A toy rocket is launched vertically from ground level (y = 0.00 m), at time t = 0.00 s. The rocket engine provides constant upward acceleration during the burn phase. At the instant of engine burnout, the rocket has risen to 72 m and acquired a velocity of 30 m/s. The rocket continues to rise in unpowered flight, reaches maximum height, and falls back to the ground with negligible air resistance. The speed of the rocket upon impact on the ground is closest to ...?

Show all the steps please..

Answer 1

you should use this equation Vfin^2= Vin^2 +2*g*y

Where

Vin= 30m/s

y=72 m then you can get what the Vfin is.

Answer 2

Hi,
let's assume gravitational acceleration ; g = 10 m/s

Basically there are 2 stages in this motion which we have to substitute linear motion formulas in order to solve the problem
1. motion due to deceleration ( until the rocket reach it's maximum height after engine burnout )
2. motion due to gravitational acceleration (motion after rocket reach it maximum height )

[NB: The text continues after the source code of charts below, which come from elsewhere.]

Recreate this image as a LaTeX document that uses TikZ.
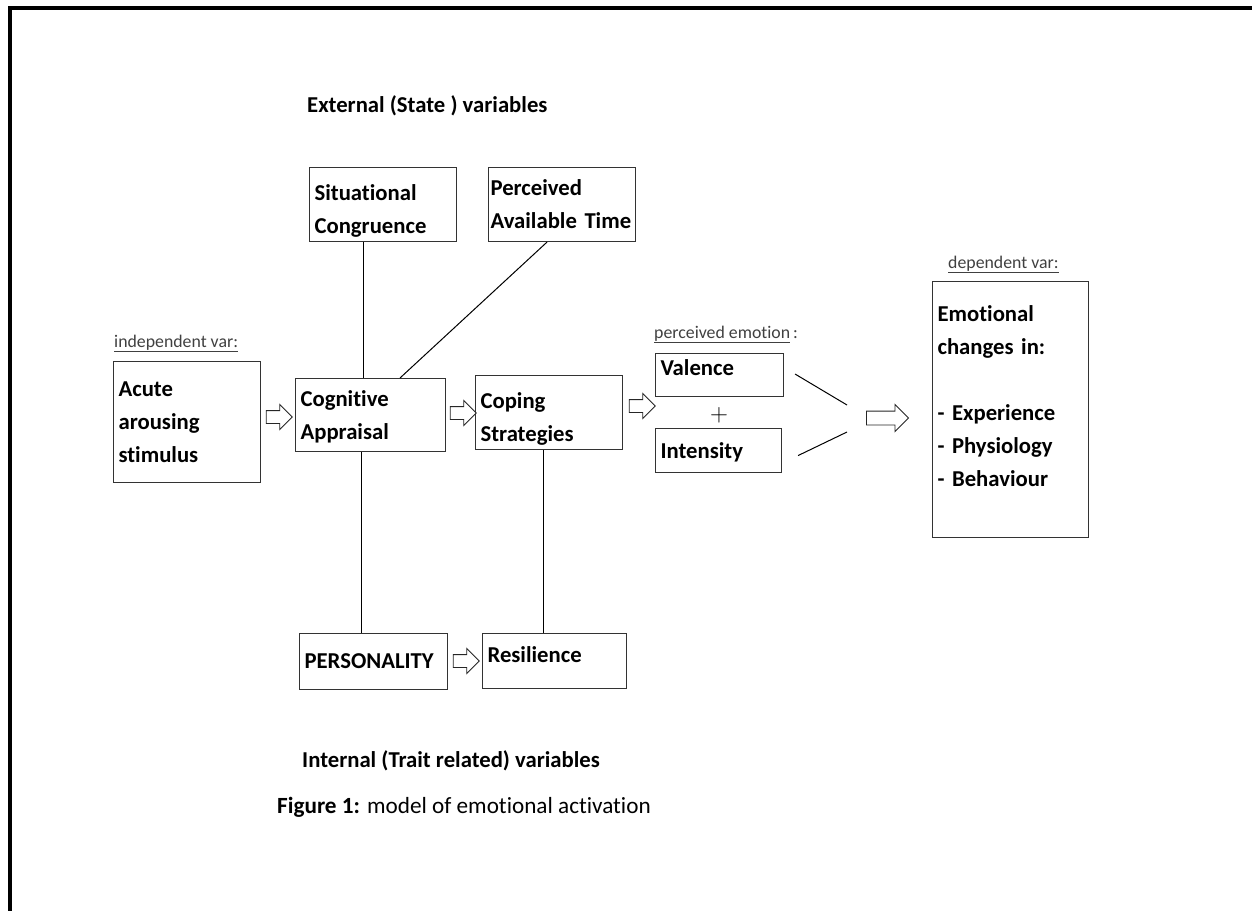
\documentclass[tikz,border=0pt]{standalone}
\usepackage{fontspec}
\setmainfont{Carlito}[Ligatures=NoCommon]
\usetikzlibrary{positioning,shapes.arrows}

\tikzset{
  box/.style={draw=black!80, line width=1.1pt, anchor=north west, align=left,
    inner xsep=5pt, inner ysep=0pt, font=\fontsize{22.7}{33}\selectfont\bfseries},
  hollow/.style={draw=black!85, fill=white, line width=0.9pt, shape=single arrow,
    single arrow head extend=6pt, inner xsep=0pt, inner ysep=6pt, minimum height=26pt},
  tag/.style={anchor=base west, text=black!75, inner sep=0pt, font=\fontsize{17.8}{20}\selectfont},
  head/.style={anchor=base west, inner sep=0pt, font=\fontsize{22.7}{26}\selectfont\bfseries},
  link/.style={draw=black, line width=1pt}
}

\begin{document}
\begin{tikzpicture}[x=1pt, y=-1pt]
        \useasboundingbox (0,0) rectangle (1252,910);
        % Frame
        \draw[line width=4.5pt] (10,930) -- (10,8) -- (1270,8);

        % Headings
        \node[head] (ext) at (307,112) {External (State ) variables};
        \node[head] (int) at (302,767) {Internal (Trait related) variables};
        \node[anchor=base west, inner sep=0pt, font=\fontsize{23.2}{26}\selectfont] (cap) at (277,813)
            {\textbf{Figure 1:} model of emotional activation};

        % Nodes
        \node[box, text width=137pt, text height=33pt, text depth=41pt] (sit) at (309,167) {Situational\\Congruence};
        \node[box, inner xsep=2pt, text width=143pt, text height=28pt, text depth=46pt] (perc) at (488,167) {Perceived\\Available Time};
        \node[box, text width=137pt, text height=35pt, text depth=86pt] (acute) at (113,361) {Acute\\arousing\\stimulus};
        \node[box, text width=140pt, text height=28pt, text depth=45pt] (cog) at (295,378) {Cognitive\\Appraisal};
        \node[box, text width=137pt, text height=33pt, text depth=41pt] (cop) at (475,375) {Coping\\Strategies};
        \node[box, text width=118pt, text height=22pt, text depth=21pt] (val) at (655,353) {Valence};
        \node[box, text width=116pt, text height=30pt, text depth=14pt] (inty) at (655,428) {Intensity};
        \node[box, text width=138pt, text height=35pt, text depth=21pt] (pers) at (299,633) {PERSONALITY};
        \node[box, text width=134pt, text height=29pt, text depth=26pt] (res) at (482,633) {Resilience};
        \node[box, text width=146pt, text height=40pt, text depth=216pt] (emo) at (932,281)
            {Emotional\\changes in:\\[33pt]- Experience\\- Physiology\\- Behaviour};

        % Small labels
        \node[tag] (indep) at (114,347) {\underline{independent var:}};
        \node[tag] (perem) at (654,338) {\underline{perceived emotion}\,:};
        \node[tag] (dep) at (948,268) {\underline{dependent var:}};
        \node[inner sep=0pt, font=\fontsize{40}{40}\selectfont] (plus) at (719,415) {$+$};

        % Hollow arrows
        \node[hollow] (arrA) at (276,417) {};
        \node[hollow] (arrB) at (460,413) {};
        \node[hollow] (arrC) at (639,406) {};
        \node[hollow] (arrE) at (463,661) {};
        \node[hollow, minimum height=42pt, inner ysep=6.5pt, single arrow head extend=6.5pt] (arrD) at (884,418) {};

        % Links
        \draw[link] (sit.south -| 363,0) -- (cog.north -| 363,0);
        \draw[link] (perc.south -| 547,0) -- (cog.north -| 400,0);
        \draw[link] (cog.south -| 361,0) -- (pers.north -| 361,0);
        \draw[link] (cop.south -| 543,0) -- (res.north -| 543,0);

        % Valence + Intensity merge
        \coordinate (mrgTop) at (847,405);
        \coordinate (mrgBot) at (847,432);
        \draw[link] ([shift={(11,-1)}]val.east) -- (mrgTop);
        \draw[link] ([shift={(16,5)}]inty.east) -- (mrgBot);
\end{tikzpicture}
\end{document}
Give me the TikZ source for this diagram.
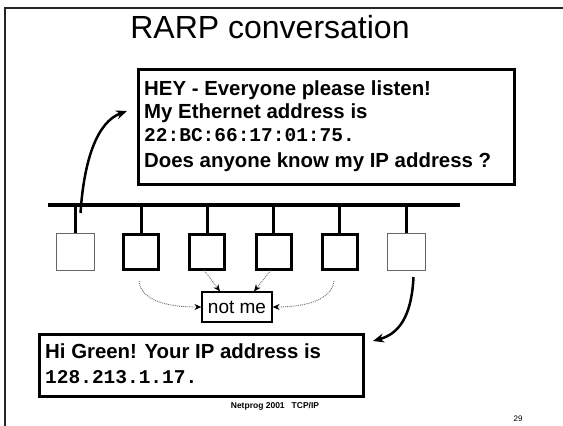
\documentclass[tikz,border=0pt]{standalone}
\usepackage{fontspec}
\setmainfont{Liberation Sans}
\setmonofont{Liberation Mono}
\usetikzlibrary{arrows.meta}
\begin{document}
\begin{tikzpicture}[x=1pt,y=-1pt,
  txt/.style={font=\fontsize{20.4}{24}\selectfont\bfseries, inner sep=0pt, anchor=base west},
  mono/.style={font=\fontsize{19.5}{24}\selectfont\ttfamily\bfseries, inner sep=0pt, anchor=base west},
  msgbox/.style={draw, line width=2.6pt, anchor=north west, inner sep=0pt},
  hoststrong/.style={draw, line width=3pt, minimum width=35pt, minimum height=35pt, inner sep=0pt},
  hostweak/.style={draw=black!60, line width=1pt, minimum width=38pt, minimum height=37pt, inner sep=0pt},
  drop/.style={line width=3pt},
  bigarrow/.style={line width=2.5pt, -{Stealth[length=11pt,width=9pt]}},
  notmearrow/.style={densely dotted, line width=0.9pt, black!60, -{Stealth[length=7pt,width=6pt,black]}}
]
\useasboundingbox (0,0) rectangle (563,426);
% slide frame
\draw[line width=2pt, black!85] (5,432) -- (5,8) -- (570,8);
% title
\node[anchor=base, inner sep=0pt, font=\fontsize{32}{36}\selectfont] (title) at (270,38) {RARP conversation};
% request box
\node[msgbox, minimum width=376pt, minimum height=115pt] (req) at (137,68) {};
\node[txt] (r1) at (144,95) {HEY - Everyone please listen!};
\node[txt] (r2) at (144,118.5) {My Ethernet address is};
\node[mono] (r3) at (144,141.5) {22:BC:66:17:01:75.};
\node[txt] (r4) at (144,167) {Does anyone know my IP address ?};
% bus
\coordinate (busL) at (48,205);
\coordinate (busR) at (460,205);
\draw[line width=3.5pt] (busL) -- (busR);
% hosts
\node[hostweak] (s1) at (75,251.5) {};
\node[hoststrong] (s2) at (141.2,251.5) {};
\node[hoststrong] (s3) at (207.4,251.5) {};
\node[hoststrong] (s4) at (273.6,251.5) {};
\node[hoststrong] (s5) at (339.8,251.5) {};
\node[hostweak] (s6) at (406,251.5) {};
\foreach \i in {1,...,6}{
  \draw[drop] (s\i.north) -- (s\i.north |- busL);
}
% request arrow
\coordinate (c1) at (80.5,213);
\coordinate (reqin) at (127,111);
\draw[bigarrow] (c1) .. controls (84,160) and (97,122) .. (reqin);
% not me
\node[draw, line width=1.2pt, minimum width=70pt, minimum height=30pt, inner sep=0pt, font=\fontsize{19}{22}\selectfont] (nm) at (237,307) {not me};
\draw[notmearrow] ([xshift=-3pt]s3.south) -- ([xshift=-17pt]nm.north);
\draw[notmearrow] ([xshift=-3pt]s4.south) -- ([xshift=17pt]nm.north);
\coordinate (d2) at (139,281);
\coordinate (d5) at (334,281);
\draw[notmearrow] (d2) .. controls (141,302) and (171,307) .. (nm.west);
\draw[notmearrow] (d5) .. controls (331,302) and (301,307) .. (nm.east);
% reply
\node[msgbox, line width=3pt, minimum width=324pt, minimum height=62pt] (rep) at (38,333) {};
\node[txt] (p1) at (45,358) {Hi Green! Your IP address is};
\node[mono] (p2) at (45,383) {128.213.1.17.};
\coordinate (c6) at (413.5,277);
\coordinate (repin) at (373,341);
\draw[bigarrow] (c6) .. controls (411.5,318) and (398,334) .. (repin);
% footer
\node[anchor=base, inner sep=0pt, font=\fontsize{8.5}{10}\selectfont\bfseries] (foot) at (275,408) {Netprog 2001\hspace{7pt}TCP/IP};
\node[anchor=base, inner sep=0pt, font=\fontsize{8}{10}\selectfont] (pg) at (518,421) {29};
\end{tikzpicture}
\end{document}
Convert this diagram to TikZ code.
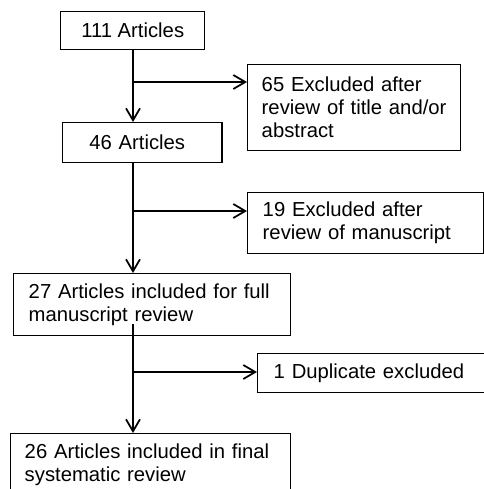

Let's start with the 1st stage
initial velocity = 30 m/s
displacement from the ground = 72m

let's find the distance that rocket can travel until it reaches it's maximum height.
V^2 = U^2 + 2AS


V = final velocity
U = initial velocity
A = gravitational deceleration
S = displacement

0 = 900 - 20S
S = 900/20
= 45 m

So rocket can travel another 45 m until it reaches it's maximum height
Th total displacement when the rocket is at it's maximum height = 72 +45
= 117 m

So, at the beginning of the second stage the displacement of the rocket is 117 m
now lets find the velocity that rocket will gain when it reaches the ground

displacement = 117 m
initial velocity = o m/s

V^2 = U^2 + 2AS
= 0^2 + (2*10*117)
= 2340
v = 48.37 m/s

Hey, this is the longer version method of solving this but if u r interest about the short method i could post that one too. I used this way because u have ask for explanations

Answer 3

u r welcome